TASK INPUT »
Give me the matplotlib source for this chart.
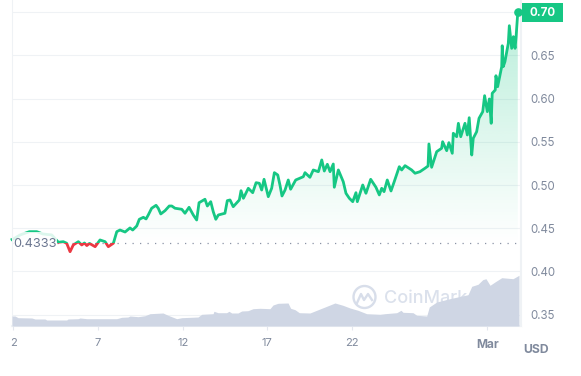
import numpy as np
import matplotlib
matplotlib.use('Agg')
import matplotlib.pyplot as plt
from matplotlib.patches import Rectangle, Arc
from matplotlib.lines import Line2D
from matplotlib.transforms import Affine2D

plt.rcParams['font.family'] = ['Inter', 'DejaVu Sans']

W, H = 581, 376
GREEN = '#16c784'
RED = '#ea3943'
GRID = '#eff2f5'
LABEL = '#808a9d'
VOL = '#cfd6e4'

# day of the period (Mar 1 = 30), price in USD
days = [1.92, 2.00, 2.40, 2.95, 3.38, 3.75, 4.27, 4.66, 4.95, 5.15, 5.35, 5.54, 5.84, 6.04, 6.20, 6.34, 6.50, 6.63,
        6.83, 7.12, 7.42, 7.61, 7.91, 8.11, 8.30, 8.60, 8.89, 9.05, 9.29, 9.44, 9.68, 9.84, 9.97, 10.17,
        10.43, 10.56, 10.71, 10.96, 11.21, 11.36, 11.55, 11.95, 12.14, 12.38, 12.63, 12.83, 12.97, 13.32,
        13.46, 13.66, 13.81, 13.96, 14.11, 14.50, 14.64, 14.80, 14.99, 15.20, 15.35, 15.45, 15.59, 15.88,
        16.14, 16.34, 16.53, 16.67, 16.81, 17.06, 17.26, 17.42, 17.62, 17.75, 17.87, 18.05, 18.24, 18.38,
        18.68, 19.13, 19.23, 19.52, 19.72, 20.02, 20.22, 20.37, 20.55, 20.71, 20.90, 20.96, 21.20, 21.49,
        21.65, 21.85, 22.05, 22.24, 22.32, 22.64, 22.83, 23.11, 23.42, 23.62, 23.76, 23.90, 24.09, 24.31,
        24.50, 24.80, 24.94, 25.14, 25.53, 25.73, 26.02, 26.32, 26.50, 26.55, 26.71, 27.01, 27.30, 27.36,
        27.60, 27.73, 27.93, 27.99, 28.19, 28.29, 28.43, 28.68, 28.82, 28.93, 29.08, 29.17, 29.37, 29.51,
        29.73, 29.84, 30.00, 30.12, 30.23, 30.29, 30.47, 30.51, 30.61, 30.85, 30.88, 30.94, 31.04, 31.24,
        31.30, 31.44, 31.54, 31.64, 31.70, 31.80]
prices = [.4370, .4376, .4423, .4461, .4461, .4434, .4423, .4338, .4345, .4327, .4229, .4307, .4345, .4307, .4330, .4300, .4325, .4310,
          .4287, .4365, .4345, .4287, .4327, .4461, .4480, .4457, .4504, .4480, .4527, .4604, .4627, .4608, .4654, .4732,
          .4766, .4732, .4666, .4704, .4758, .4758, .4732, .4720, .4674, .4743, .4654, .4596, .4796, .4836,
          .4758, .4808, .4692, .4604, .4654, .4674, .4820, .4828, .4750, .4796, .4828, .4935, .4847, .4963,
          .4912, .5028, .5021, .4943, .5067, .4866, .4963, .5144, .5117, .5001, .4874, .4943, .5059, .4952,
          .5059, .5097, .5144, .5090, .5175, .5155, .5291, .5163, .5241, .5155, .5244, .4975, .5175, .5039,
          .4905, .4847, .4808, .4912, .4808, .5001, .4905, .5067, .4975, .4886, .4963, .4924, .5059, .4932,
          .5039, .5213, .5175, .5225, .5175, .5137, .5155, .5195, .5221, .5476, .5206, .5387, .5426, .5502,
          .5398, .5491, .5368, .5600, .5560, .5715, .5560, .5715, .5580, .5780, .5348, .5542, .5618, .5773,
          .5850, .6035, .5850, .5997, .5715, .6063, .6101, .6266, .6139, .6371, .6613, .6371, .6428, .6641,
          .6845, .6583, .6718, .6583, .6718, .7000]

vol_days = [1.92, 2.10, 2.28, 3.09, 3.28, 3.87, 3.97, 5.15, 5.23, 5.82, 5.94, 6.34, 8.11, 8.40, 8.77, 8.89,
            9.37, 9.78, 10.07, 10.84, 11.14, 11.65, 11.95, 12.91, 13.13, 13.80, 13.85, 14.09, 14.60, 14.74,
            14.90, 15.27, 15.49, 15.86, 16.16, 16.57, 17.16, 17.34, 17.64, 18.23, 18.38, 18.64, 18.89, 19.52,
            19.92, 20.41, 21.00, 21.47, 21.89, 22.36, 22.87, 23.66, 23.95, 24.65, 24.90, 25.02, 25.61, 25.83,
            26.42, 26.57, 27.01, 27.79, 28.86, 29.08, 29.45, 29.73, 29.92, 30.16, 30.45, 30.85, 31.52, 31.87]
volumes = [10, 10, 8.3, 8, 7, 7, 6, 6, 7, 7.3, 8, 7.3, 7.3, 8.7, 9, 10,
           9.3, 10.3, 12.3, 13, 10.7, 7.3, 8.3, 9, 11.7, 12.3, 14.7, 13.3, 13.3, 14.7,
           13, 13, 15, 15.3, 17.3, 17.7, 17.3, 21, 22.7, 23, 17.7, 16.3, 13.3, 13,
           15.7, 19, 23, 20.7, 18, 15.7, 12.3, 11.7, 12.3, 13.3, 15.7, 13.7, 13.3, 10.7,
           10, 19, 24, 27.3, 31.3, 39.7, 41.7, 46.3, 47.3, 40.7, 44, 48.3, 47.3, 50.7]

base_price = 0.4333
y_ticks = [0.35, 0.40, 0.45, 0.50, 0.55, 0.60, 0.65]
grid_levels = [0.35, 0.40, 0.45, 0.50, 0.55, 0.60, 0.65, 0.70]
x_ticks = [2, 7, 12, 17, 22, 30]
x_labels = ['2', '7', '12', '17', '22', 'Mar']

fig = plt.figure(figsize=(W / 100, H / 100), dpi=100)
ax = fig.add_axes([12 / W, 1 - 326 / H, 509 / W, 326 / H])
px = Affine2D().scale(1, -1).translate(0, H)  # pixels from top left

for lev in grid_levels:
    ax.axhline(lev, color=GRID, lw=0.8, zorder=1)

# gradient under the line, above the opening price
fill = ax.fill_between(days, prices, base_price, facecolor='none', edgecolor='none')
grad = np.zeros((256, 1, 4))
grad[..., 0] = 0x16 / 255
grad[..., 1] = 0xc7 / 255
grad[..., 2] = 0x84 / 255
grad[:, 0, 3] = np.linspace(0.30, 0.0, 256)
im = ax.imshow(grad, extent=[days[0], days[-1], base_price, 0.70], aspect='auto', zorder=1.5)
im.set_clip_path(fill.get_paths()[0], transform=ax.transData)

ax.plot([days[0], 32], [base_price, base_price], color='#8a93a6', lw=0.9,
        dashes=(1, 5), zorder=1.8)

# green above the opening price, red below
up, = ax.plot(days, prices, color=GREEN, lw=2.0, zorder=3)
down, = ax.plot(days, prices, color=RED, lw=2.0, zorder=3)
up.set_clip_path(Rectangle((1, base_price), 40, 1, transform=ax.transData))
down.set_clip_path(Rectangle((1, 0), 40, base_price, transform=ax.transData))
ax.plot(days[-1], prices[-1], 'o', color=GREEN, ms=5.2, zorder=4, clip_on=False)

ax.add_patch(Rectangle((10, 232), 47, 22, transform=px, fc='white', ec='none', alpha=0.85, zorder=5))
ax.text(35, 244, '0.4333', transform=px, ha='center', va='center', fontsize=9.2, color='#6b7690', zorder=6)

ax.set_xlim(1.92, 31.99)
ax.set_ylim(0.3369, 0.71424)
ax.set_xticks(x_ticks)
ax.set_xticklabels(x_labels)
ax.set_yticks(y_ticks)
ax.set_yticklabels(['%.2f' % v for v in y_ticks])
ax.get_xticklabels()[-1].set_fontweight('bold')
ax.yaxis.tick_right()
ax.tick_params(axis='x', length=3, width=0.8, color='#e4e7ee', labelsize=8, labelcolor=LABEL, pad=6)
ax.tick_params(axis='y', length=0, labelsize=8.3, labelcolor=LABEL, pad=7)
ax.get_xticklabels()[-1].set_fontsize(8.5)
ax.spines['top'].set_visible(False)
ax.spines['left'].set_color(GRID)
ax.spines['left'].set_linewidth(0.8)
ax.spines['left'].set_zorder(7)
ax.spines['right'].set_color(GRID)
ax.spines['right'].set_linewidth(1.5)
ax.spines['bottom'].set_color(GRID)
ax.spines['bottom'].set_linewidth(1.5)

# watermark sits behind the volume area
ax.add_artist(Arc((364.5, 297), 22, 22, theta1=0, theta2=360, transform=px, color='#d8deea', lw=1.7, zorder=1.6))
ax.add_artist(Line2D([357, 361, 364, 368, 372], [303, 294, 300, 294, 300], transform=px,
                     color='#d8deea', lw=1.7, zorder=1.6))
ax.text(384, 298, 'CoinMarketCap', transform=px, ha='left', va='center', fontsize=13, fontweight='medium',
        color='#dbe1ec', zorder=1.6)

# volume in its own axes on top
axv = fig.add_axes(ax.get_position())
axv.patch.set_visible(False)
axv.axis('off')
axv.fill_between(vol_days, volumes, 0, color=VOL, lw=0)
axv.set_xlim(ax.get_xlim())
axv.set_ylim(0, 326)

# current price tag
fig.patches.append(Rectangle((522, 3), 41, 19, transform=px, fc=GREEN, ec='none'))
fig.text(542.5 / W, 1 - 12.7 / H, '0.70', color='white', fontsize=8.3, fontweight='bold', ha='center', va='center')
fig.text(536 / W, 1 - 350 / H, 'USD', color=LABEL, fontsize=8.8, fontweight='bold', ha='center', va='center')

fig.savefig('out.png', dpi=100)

---

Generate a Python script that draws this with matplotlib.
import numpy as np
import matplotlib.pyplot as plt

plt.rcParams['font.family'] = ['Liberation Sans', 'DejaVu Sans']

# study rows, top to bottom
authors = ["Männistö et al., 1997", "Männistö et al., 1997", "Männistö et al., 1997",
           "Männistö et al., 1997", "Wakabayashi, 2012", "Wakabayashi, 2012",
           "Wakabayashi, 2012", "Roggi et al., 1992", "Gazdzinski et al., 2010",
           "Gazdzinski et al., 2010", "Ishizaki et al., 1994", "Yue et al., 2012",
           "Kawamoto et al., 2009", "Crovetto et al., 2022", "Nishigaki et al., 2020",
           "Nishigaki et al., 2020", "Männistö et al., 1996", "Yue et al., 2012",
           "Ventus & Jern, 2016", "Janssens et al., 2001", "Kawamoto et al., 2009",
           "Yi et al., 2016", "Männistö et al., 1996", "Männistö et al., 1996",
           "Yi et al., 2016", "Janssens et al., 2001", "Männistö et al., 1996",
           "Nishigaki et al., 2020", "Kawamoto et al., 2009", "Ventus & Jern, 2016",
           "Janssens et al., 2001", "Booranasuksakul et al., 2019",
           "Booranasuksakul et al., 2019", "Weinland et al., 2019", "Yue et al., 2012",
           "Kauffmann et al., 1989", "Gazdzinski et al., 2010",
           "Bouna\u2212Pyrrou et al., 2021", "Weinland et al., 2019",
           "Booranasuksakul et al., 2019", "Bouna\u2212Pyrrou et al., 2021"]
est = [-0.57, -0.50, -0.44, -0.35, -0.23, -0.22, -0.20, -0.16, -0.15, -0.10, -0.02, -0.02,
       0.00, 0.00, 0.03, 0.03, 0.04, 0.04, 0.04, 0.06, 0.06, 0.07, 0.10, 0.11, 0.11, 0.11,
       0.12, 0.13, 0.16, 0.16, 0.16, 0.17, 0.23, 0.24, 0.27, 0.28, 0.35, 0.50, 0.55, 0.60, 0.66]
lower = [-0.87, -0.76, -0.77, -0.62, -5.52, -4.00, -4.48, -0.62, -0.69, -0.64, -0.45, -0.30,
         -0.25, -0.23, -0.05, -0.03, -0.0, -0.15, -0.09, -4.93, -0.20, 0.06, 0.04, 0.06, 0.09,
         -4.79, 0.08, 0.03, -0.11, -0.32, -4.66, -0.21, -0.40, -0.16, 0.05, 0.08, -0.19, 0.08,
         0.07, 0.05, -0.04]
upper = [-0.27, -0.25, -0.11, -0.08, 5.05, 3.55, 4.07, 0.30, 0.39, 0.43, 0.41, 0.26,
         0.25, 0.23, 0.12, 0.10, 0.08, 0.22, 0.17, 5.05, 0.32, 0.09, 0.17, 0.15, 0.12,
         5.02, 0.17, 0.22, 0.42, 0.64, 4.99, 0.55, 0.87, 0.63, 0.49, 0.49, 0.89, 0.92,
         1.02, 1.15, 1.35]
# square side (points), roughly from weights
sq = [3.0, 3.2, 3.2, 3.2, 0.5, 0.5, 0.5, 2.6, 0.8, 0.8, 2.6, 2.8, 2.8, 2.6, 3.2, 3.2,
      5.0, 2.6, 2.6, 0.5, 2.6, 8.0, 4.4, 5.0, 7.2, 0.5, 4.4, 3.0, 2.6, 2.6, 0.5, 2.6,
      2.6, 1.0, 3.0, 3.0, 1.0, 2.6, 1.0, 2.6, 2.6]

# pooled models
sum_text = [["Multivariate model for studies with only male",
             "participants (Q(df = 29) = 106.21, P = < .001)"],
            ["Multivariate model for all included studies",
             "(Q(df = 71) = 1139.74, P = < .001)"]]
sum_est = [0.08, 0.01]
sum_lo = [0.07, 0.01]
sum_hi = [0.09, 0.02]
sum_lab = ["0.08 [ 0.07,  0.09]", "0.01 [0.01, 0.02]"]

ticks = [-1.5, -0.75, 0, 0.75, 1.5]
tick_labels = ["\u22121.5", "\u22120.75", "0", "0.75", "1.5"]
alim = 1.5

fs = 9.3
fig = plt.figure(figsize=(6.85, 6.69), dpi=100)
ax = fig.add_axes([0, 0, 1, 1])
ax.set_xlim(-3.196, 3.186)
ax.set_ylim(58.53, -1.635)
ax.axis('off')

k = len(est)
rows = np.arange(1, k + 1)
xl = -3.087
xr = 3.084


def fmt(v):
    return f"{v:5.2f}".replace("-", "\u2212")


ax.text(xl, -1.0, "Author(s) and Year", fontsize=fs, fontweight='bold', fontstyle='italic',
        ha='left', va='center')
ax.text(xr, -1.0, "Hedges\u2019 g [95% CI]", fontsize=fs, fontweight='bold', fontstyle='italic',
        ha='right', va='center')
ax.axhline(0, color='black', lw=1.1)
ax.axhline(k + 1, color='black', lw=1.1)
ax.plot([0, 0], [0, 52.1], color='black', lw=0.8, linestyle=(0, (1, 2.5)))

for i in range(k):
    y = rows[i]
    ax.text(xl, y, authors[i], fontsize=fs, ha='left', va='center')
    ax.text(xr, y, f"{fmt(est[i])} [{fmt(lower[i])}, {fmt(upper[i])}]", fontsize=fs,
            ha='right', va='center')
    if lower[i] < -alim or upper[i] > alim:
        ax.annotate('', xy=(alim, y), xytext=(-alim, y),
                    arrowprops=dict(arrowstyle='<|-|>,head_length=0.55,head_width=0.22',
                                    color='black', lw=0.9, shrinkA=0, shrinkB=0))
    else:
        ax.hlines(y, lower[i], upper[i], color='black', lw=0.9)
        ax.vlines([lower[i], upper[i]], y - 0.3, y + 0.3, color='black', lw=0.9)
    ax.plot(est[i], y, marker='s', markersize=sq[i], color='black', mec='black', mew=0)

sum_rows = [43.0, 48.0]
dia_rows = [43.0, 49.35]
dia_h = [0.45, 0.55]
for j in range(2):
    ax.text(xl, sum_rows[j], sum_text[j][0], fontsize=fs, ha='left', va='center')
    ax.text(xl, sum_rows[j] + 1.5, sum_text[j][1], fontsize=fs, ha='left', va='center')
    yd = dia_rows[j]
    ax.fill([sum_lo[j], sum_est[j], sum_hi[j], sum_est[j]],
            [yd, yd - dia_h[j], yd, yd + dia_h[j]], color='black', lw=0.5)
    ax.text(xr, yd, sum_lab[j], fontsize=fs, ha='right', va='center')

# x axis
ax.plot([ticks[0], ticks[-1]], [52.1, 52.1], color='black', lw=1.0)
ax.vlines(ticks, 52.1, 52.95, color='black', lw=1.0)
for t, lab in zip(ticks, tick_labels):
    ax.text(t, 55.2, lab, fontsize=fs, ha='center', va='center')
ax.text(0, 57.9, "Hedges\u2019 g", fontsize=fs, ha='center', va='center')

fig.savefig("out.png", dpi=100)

* * *

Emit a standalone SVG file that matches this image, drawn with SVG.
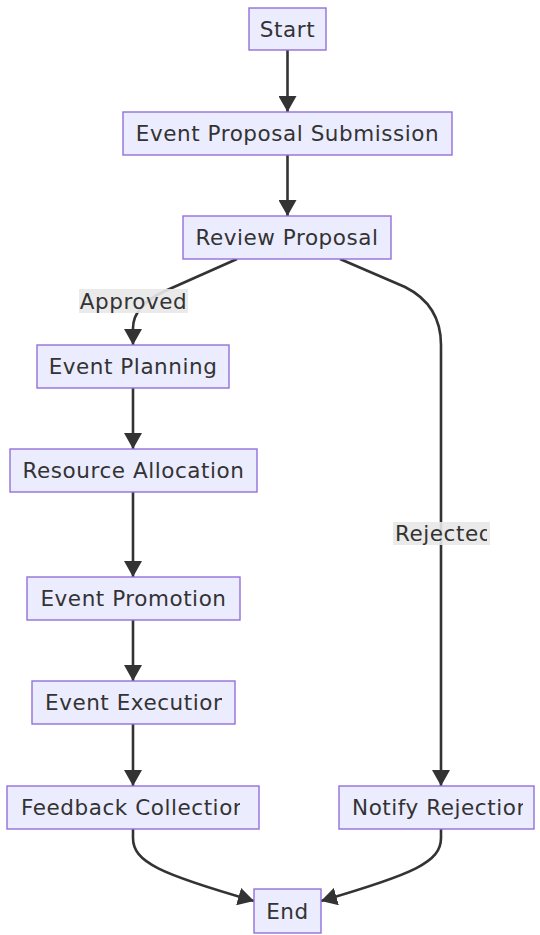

EXERCISE DESCRIPTION » Everything above from the line with "Give me the matplotlib source for this chart." through the line with "VOL = '#cfd6e4'" should be retyped exactly, and nothing else; omit pictures.

RIGHT ANSWER »
Give me the matplotlib source for this chart.
import numpy as np
import matplotlib
matplotlib.use('Agg')
import matplotlib.pyplot as plt
from matplotlib.patches import Rectangle, Arc
from matplotlib.lines import Line2D
from matplotlib.transforms import Affine2D

plt.rcParams['font.family'] = ['Inter', 'DejaVu Sans']

W, H = 581, 376
GREEN = '#16c784'
RED = '#ea3943'
GRID = '#eff2f5'
LABEL = '#808a9d'
VOL = '#cfd6e4'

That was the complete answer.